Store camera footage shown Wednesday in the courtroom showed Lane buying chips and a citrus drink while talking with a 911 operator. About 20 minutes later, Chattanooga police Officer Brian Smith responded to Lane's carjacking call.

But Lane's attorney, Dan Ripper, repeatedly asked how none of the three police officers who came in contact with Lane in the hours after the incident had performed any type of sobriety test on him.

"You thought he was intoxicated. You knew he'd been driving a car, correct?" Ripper asked Smith.

"From what he had told me, yes," Smith said.

"So you didn't perform any of the field sobriety tests?" Ripper asked.

"There was no need to; he was the victim of a crime," Smith replied.

A short time later, Chattanooga property crimes investigators interviewed Lane about the carjacking.

"He smelled so strong of intoxicant that when he answered questions, I asked him to direct his breath away from me," Investigator Josh Meyer testified.

It was during questioning on the carjacking, Meyer said, that police began to suspect Lane was lying.

Lane told Meyer he'd taken a six-pack of beer from his work and drank it in the parking lot with a female co-worker during an after-hours party at the Billiards Club. But video footage from the club doesn't show Lane leaving the club until 7:02 a.m. and manager Ashley Windham testified Wednesday that he didn't see Lane drink alcohol that morning.

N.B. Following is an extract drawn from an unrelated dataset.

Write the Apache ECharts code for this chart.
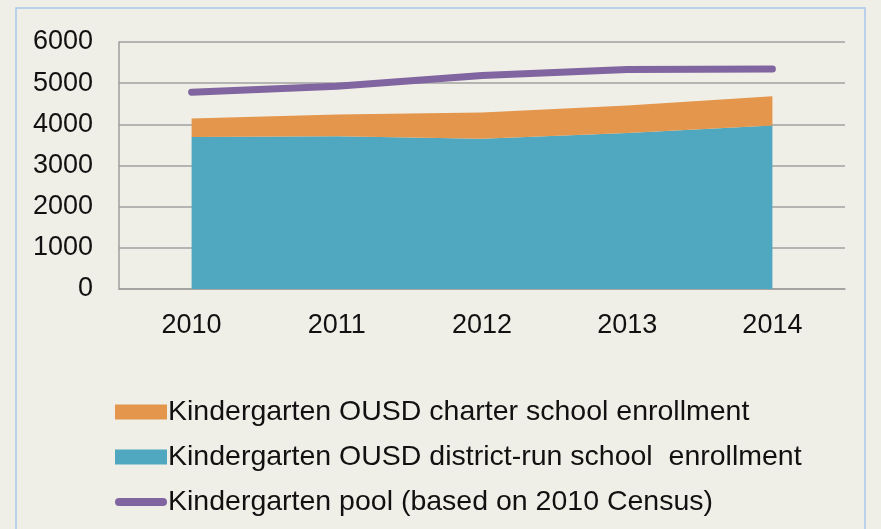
<!DOCTYPE html>
<html>
<head>
<meta charset="utf-8">
<script src="https://cdn.jsdelivr.net/npm/echarts@6/dist/echarts.min.js"></script>
<style>
html,body{margin:0;padding:0;background:#F0EFE7;}
#c{width:881px;height:529px;}
</style>
</head>
<body>
<div id="c"></div>
<script>
var years = ['2010', '2011', '2012', '2013', '2014'];
var districtRun = [3695, 3710, 3650, 3790, 3970];
var charter = [445, 530, 640, 670, 710];
var pool = [4780, 4925, 5185, 5330, 5345];
var yTicks = [0, 1000, 2000, 3000, 4000, 5000, 6000];

var names = {
  charter: 'Kindergarten OUSD charter school enrollment',
  district: 'Kindergarten OUSD district-run school  enrollment',
  pool: 'Kindergarten pool (based on 2010 Census)'
};
var FONT = 'Liberation Sans';
var chart = echarts.init(document.getElementById('c'), null, {renderer: 'canvas'});
chart.setOption({
  backgroundColor: '#F0EFE7',
  animation: false,
  graphic: [{
    type: 'rect', silent: true,
    shape: {x: 16, y: 8, width: 849, height: 540},
    style: {fill: 'none', stroke: '#A9C6EC', lineWidth: 1.5}
  }],
  grid: {left: 119, right: 36, top: 42, bottom: 240},
  legend: {
    orient: 'vertical', left: 110, top: 392,
    itemWidth: 52, itemHeight: 15, itemGap: 15,
    textStyle: {fontFamily: FONT, fontSize: 28.5, color: '#111', lineHeight: 30, padding: [0, 0, 0, -4]},
    data: [
      {name: names.charter, icon: 'rect'},
      {name: names.district, icon: 'rect'},
      {name: names.pool, icon: 'path://M4,0 L48,0 A4,4 0 0 1 48,8 L4,8 A4,4 0 0 1 4,0 Z'}
    ]
  },
  xAxis: {
    type: 'category', data: years, boundaryGap: true,
    axisLine: {show: true, lineStyle: {color: '#9E9E9E', width: 1.5}},
    axisTick: {show: false},
    axisLabel: {fontFamily: FONT, fontSize: 27, color: '#111', margin: 23}
  },
  yAxis: {
    type: 'value', min: yTicks[0], max: yTicks[yTicks.length - 1], interval: 1000,
    axisLine: {show: true, lineStyle: {color: '#9E9E9E', width: 1.5}},
    axisTick: {show: false},
    axisLabel: {fontFamily: FONT, fontSize: 27, color: '#111', margin: 26,
      formatter: function (v) { return String(v); }},
    splitLine: {lineStyle: {color: '#A0A0A0', width: 1.5}}
  },
  series: [
    {
      name: names.district, type: 'line', stack: 'enr', data: districtRun,
      symbol: 'none', lineStyle: {width: 0}, areaStyle: {color: '#4FA8BF', opacity: 1},
      itemStyle: {color: '#4FA8BF'}
    },
    {
      name: names.charter, type: 'line', stack: 'enr', data: charter,
      symbol: 'none', lineStyle: {width: 0}, areaStyle: {color: '#E3964C', opacity: 1},
      itemStyle: {color: '#E3964C'}
    },
    {
      name: names.pool, type: 'line', data: pool,
      symbol: 'none', lineStyle: {width: 7, color: '#8165A0', cap: 'round'},
      itemStyle: {color: '#8165A0'}
    }
  ]
});
</script>
</body>
</html>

Information that a car matching Lane's had been involved in a hit-and-run downtown was coming over the officers' radios, so Officer Kenneth Hogans, a traffic investigator, interviewed Lane near the scene of the alleged carjacking. Hogans testified that he talked one-on-one with Lane in his patrol car, challenged his carjacking story and asked him to tell the truth about what had happened.

In footage from Hogans' patrol-car camera, he offered Lane two choices - tell the truth or submit to a blood alcohol test.

"I'm not going to do either one of those because my car was stolen," Lane responded.

Lane stuck with his story, even chuckling at some of Hogans' questions.

Ripper challenged why Hogans didn't check to see if Lane was intoxicated once he thought Lane was drunk and connected to Wood's death.

Hogans said he consulted with his supervisor, Sgt. Albert Tallant, who decided not to test Lane. Though the officer suspected Lane was drunk, Hogans said on the witness stand that he didn't have probable cause at the time to test him.

Hogans was suspended by the police department for two days when he did not show up for an earlier hearing in the Lane case, but he testified that he had not been subpoenaed for the hearing and the suspension was trumped up because of the profile of the case.

"I was a pawn in a political game, and I suffered the consequences," Hogans said. "I got punished for doing my job."

Hamilton County court records show Lane has speeding and traffic-related charges dating to 2003. He pleaded guilty to a 2004 DUI and received a suspended sentence.

A 2006 public intoxication charge was dismissed, and he pleaded guilty to a separate public intoxication charge in January 2007 and received 30 days in jail, records show.

The trial will resume today at 9:30 a.m. in Judge Don Poole's courtroom.